_STORED DATA:_
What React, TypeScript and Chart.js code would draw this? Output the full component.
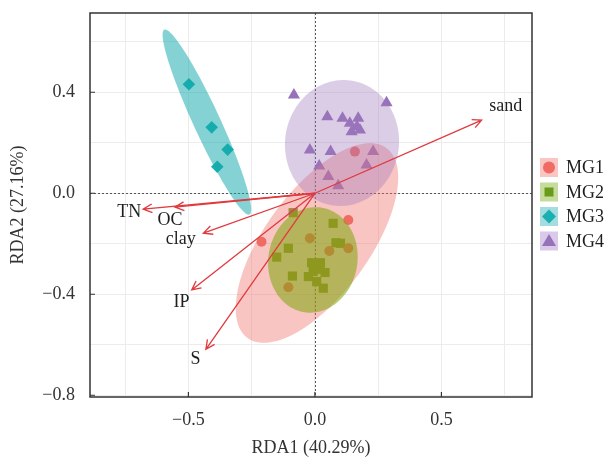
import React, { useEffect, useRef } from "react";
import { Chart, registerables } from "chart.js";

Chart.register(...registerables);

// ---------- data ----------
const groupNames = ["MG1", "MG2", "MG3", "MG4"];

const mg1X = [0.132, -0.211, -0.02, 0.057, 0.132, -0.105, 0.158];
const mg1Y = [-0.106, -0.192, -0.178, -0.229, -0.218, -0.372, 0.165];

const mg2X = [-0.086, 0.072, -0.105, -0.151, 0.083, 0.101, -0.013, 0.022, 0.04, -0.007, -0.026, -0.089, 0.007, 0.033, 0.02];
const mg2Y = [-0.077, -0.119, -0.218, -0.253, -0.196, -0.198, -0.275, -0.275, -0.314, -0.31, -0.33, -0.328, -0.35, -0.376, -0.301];

const mg3X = [-0.498, -0.408, -0.345, -0.386];
const mg3Y = [0.432, 0.261, 0.173, 0.105];

const mg4X = [-0.083, 0.283, 0.049, 0.109, 0.171, 0.138, 0.166, 0.145, 0.178, -0.02, 0.062, 0.23, 0.017, 0.204, 0.053, 0.092];
const mg4Y = [0.389, 0.359, 0.303, 0.297, 0.297, 0.277, 0.264, 0.244, 0.251, 0.171, 0.165, 0.165, 0.108, 0.112, 0.066, 0.03];

// confidence ellipses: centre, semi-axes, angle (deg, data space)
const ellipseCX = [0.008, -0.008, -0.427, 0.107];
const ellipseCY = [-0.197, -0.264, 0.282, 0.199];
const ellipseA = [0.466, 0.21, 0.403, 0.25];
const ellipseB = [0.206, 0.176, 0.053, 0.225];
const ellipseAngle = [53.9, 80, 114.7, 82];

// environmental vectors
const arrowNames = ["sand", "TN", "OC", "clay", "IP", "S"];
const arrowX = [0.659, -0.679, -0.553, -0.441, -0.487, -0.431];
const arrowY = [0.29, -0.063, -0.055, -0.158, -0.383, -0.618];
const arrowLabelX = [0.754, -0.734, -0.573, -0.53, -0.527, -0.472];
const arrowLabelY = [0.343, -0.077, -0.108, -0.182, -0.433, -0.657];

// axes
const xGridValues = [-0.75, -0.5, -0.25, 0, 0.25, 0.5, 0.75];
const yGridValues = [-0.8, -0.6, -0.4, -0.2, 0, 0.2, 0.4, 0.6];
const xTickLabels = [-0.5, 0, 0.5];
const yTickLabels = [-0.8, -0.4, 0, 0.4];

// ---------- styles ----------
const pointColors = ["#ef6b63", "#6a9a1a", "#1aafb0", "#9673b9"];
const pointStyles = ["circle", "rect", "rectRot", "triangle"];
const pointRadii = [5, 6.5, 6.3, 7];
const ellipseFills = [
  "rgba(240,110,105,0.4)",
  "rgba(128,165,10,0.55)",
  "rgba(20,168,172,0.52)",
  "rgba(160,120,190,0.37)",
];
const legendFills = ["#f9c6c4", "#c5dc9d", "#a4dcdf", "#dac9e8"];
const FONT = "'Liberation Serif', 'DejaVu Serif', serif";
const ARROW_COLOR = "#e0393e";

const fmt = (v: number) => {
  const s = Math.abs(v) < 1e-9 ? "0.0" : v.toFixed(1);
  return s.replace("-", "\u2212");
};
const isIn = (arr: number[], v: number) => arr.some((a) => Math.abs(a - v) < 1e-6);

const overlayPlugin = {
  id: "overlay",
  beforeDatasetsDraw(chart: any) {
    const { ctx, chartArea } = chart;
    const xs = chart.scales.x;
    const ys = chart.scales.y;
    ctx.save();
    ctx.beginPath();
    ctx.rect(chartArea.left, chartArea.top, chartArea.right - chartArea.left, chartArea.bottom - chartArea.top);
    ctx.clip();
    ctx.strokeStyle = "#555";
    ctx.lineWidth = 1;
    ctx.setLineDash([2, 2]);
    const x0 = Math.round(xs.getPixelForValue(0)) + 0.5;
    const y0 = Math.round(ys.getPixelForValue(0)) + 0.5;
    ctx.beginPath();
    ctx.moveTo(x0, chartArea.top);
    ctx.lineTo(x0, chartArea.bottom);
    ctx.moveTo(chartArea.left, y0);
    ctx.lineTo(chartArea.right, y0);
    ctx.stroke();
    ctx.restore();
  },
  afterDatasetsDraw(chart: any) {
    const { ctx } = chart;
    const xs = chart.scales.x;
    const ys = chart.scales.y;
    ctx.save();
    // ellipses
    for (let g = 0; g < groupNames.length; g++) {
      const th = (ellipseAngle[g] * Math.PI) / 180;
      ctx.beginPath();
      for (let i = 0; i <= 120; i++) {
        const p = (i / 120) * Math.PI * 2;
        const dx = ellipseA[g] * Math.cos(p) * Math.cos(th) - ellipseB[g] * Math.sin(p) * Math.sin(th);
        const dy = ellipseA[g] * Math.cos(p) * Math.sin(th) + ellipseB[g] * Math.sin(p) * Math.cos(th);
        const px = xs.getPixelForValue(ellipseCX[g] + dx);
        const py = ys.getPixelForValue(ellipseCY[g] + dy);
        if (i === 0) ctx.moveTo(px, py);
        else ctx.lineTo(px, py);
      }
      ctx.closePath();
      ctx.fillStyle = ellipseFills[g];
      ctx.fill();
    }
    // arrows
    const ox = xs.getPixelForValue(0);
    const oy = ys.getPixelForValue(0);
    ctx.strokeStyle = ARROW_COLOR;
    ctx.lineWidth = 1.3;
    for (let i = 0; i < arrowNames.length; i++) {
      const tx = xs.getPixelForValue(arrowX[i]);
      const ty = ys.getPixelForValue(arrowY[i]);
      const ang = Math.atan2(ty - oy, tx - ox);
      const hl = 10;
      const ha = (26 * Math.PI) / 180;
      ctx.beginPath();
      ctx.moveTo(ox, oy);
      ctx.lineTo(tx, ty);
      ctx.moveTo(tx - hl * Math.cos(ang - ha), ty - hl * Math.sin(ang - ha));
      ctx.lineTo(tx, ty);
      ctx.lineTo(tx - hl * Math.cos(ang + ha), ty - hl * Math.sin(ang + ha));
      ctx.stroke();
    }
    // labels
    ctx.fillStyle = "#1e1e1e";
    ctx.font = `18px ${FONT}`;
    ctx.textAlign = "center";
    ctx.textBaseline = "middle";
    for (let i = 0; i < arrowNames.length; i++) {
      ctx.fillText(arrowNames[i], xs.getPixelForValue(arrowLabelX[i]), ys.getPixelForValue(arrowLabelY[i]));
    }
    ctx.restore();
  },
  afterDraw(chart: any) {
    const { ctx, chartArea } = chart;
    const xs = chart.scales.x;
    const ys = chart.scales.y;
    ctx.save();
    // frame
    ctx.strokeStyle = "#333";
    ctx.lineWidth = 1.5;
    ctx.strokeRect(chartArea.left, chartArea.top, chartArea.right - chartArea.left, chartArea.bottom - chartArea.top);
    // inward tick marks
    ctx.lineWidth = 1.2;
    ctx.beginPath();
    xTickLabels.forEach((v) => {
      const px = xs.getPixelForValue(v);
      ctx.moveTo(px, chartArea.bottom);
      ctx.lineTo(px, chartArea.bottom - 5);
    });
    yTickLabels.forEach((v) => {
      const py = ys.getPixelForValue(v);
      ctx.moveTo(chartArea.left, py);
      ctx.lineTo(chartArea.left + 5, py);
    });
    ctx.stroke();
    // legend
    const lx = 540;
    const ly0 = 158;
    const step = 24.5;
    const bw = 18;
    const bh = 19;
    for (let g = 0; g < groupNames.length; g++) {
      const y = ly0 + g * step;
      ctx.fillStyle = legendFills[g];
      ctx.fillRect(lx, y, bw, bh);
      const cx = lx + bw / 2;
      const cy = y + bh / 2;
      ctx.fillStyle = pointColors[g];
      ctx.beginPath();
      if (g === 0) {
        ctx.arc(cx, cy, 6, 0, Math.PI * 2);
      } else if (g === 1) {
        ctx.rect(cx - 4.5, cy - 4.5, 9, 9);
      } else if (g === 2) {
        ctx.moveTo(cx, cy - 7);
        ctx.lineTo(cx + 7, cy);
        ctx.lineTo(cx, cy + 7);
        ctx.lineTo(cx - 7, cy);
        ctx.closePath();
      } else {
        ctx.moveTo(cx, cy - 7);
        ctx.lineTo(cx + 7, cy + 5);
        ctx.lineTo(cx - 7, cy + 5);
        ctx.closePath();
      }
      ctx.fill();
      ctx.fillStyle = "#1e1e1e";
      ctx.font = `18px ${FONT}`;
      ctx.textAlign = "left";
      ctx.textBaseline = "middle";
      ctx.fillText(groupNames[g], lx + 26, cy + 1);
    }
    ctx.restore();
  },
};

export default function App() {
  const ref = useRef<HTMLCanvasElement | null>(null);
  useEffect(() => {
    document.body.style.margin = "0";
    const canvas = ref.current;
    if (!canvas) return;
    const xsData = [mg1X, mg2X, mg3X, mg4X];
    const ysData = [mg1Y, mg2Y, mg3Y, mg4Y];
    const datasets = groupNames.map((name, g) => ({
      label: name,
      data: xsData[g].map((x, i) => ({ x, y: ysData[g][i] })),
      pointStyle: pointStyles[g] as any,
      pointRadius: pointRadii[g],
      backgroundColor: pointColors[g],
      borderWidth: 0,
      borderColor: pointColors[g],
    }));
    const chart = new Chart(canvas, {
      type: "scatter",
      data: { datasets },
      plugins: [overlayPlugin],
      options: {
        animation: false,
        responsive: false,
        maintainAspectRatio: false,
        layout: { padding: { top: 13, right: 75, left: 0, bottom: 0 } },
        plugins: { legend: { display: false }, tooltip: { enabled: false } },
        scales: {
          x: {
            type: "linear",
            min: -0.889,
            max: 0.858,
            afterBuildTicks: (s: any) => {
              s.ticks = xGridValues.map((v) => ({ value: v }));
            },
            afterFit: (s: any) => {
              s.height = 60;
              s.paddingLeft = 0;
              s.paddingRight = 0;
            },
            ticks: {
              autoSkip: false,
              maxRotation: 0,
              padding: 12,
              color: "#333",
              font: { family: FONT, size: 18 },
              callback: (v: any) => (isIn(xTickLabels, Number(v)) ? fmt(Number(v)) : ""),
            },
            grid: { color: "#ececec", lineWidth: 1, drawTicks: false },
            border: { display: false },
            title: {
              display: true,
              text: "RDA1 (40.29%)",
              color: "#333",
              font: { family: FONT, size: 18, lineHeight: 1 },
              padding: { top: 0, bottom: 0 },
            },
          },
          y: {
            type: "linear",
            min: -0.807,
            max: 0.714,
            afterBuildTicks: (s: any) => {
              s.ticks = yGridValues.map((v) => ({ value: v }));
            },
            afterFit: (s: any) => {
              s.width = 90;
              s.paddingTop = 0;
              s.paddingBottom = 0;
            },
            ticks: {
              autoSkip: false,
              padding: 15,
              color: "#333",
              font: { family: FONT, size: 18 },
              callback: (v: any) => (isIn(yTickLabels, Number(v)) ? fmt(Number(v)) : ""),
            },
            grid: { color: "#ececec", lineWidth: 1, drawTicks: false },
            border: { display: false },
            title: {
              display: true,
              text: "RDA2 (27.16%)",
              color: "#333",
              font: { family: FONT, size: 18, lineHeight: 1 },
              padding: { top: 9, bottom: 0 },
            },
          },
        },
      },
    });
    return () => chart.destroy();
  }, []);
  return (
    <div style={{ width: 607, height: 457 }}>
      <canvas ref={ref} width={607} height={457} />
    </div>
  );
}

_TO DO:_
Without the pictures, please reproduce each line of the listing above exactly, from the first one through the line bearing "0.112, 0.066, 0.03];".

_WRITTEN RESPONSE:_
What React, TypeScript and Chart.js code would draw this? Output the full component.
import React, { useEffect, useRef } from "react";
import { Chart, registerables } from "chart.js";

Chart.register(...registerables);

// ---------- data ----------
const groupNames = ["MG1", "MG2", "MG3", "MG4"];

const mg1X = [0.132, -0.211, -0.02, 0.057, 0.132, -0.105, 0.158];
const mg1Y = [-0.106, -0.192, -0.178, -0.229, -0.218, -0.372, 0.165];

const mg2X = [-0.086, 0.072, -0.105, -0.151, 0.083, 0.101, -0.013, 0.022, 0.04, -0.007, -0.026, -0.089, 0.007, 0.033, 0.02];
const mg2Y = [-0.077, -0.119, -0.218, -0.253, -0.196, -0.198, -0.275, -0.275, -0.314, -0.31, -0.33, -0.328, -0.35, -0.376, -0.301];

const mg3X = [-0.498, -0.408, -0.345, -0.386];
const mg3Y = [0.432, 0.261, 0.173, 0.105];

const mg4X = [-0.083, 0.283, 0.049, 0.109, 0.171, 0.138, 0.166, 0.145, 0.178, -0.02, 0.062, 0.23, 0.017, 0.204, 0.053, 0.092];
const mg4Y = [0.389, 0.359, 0.303, 0.297, 0.297, 0.277, 0.264, 0.244, 0.251, 0.171, 0.165, 0.165, 0.108, 0.112, 0.066, 0.03];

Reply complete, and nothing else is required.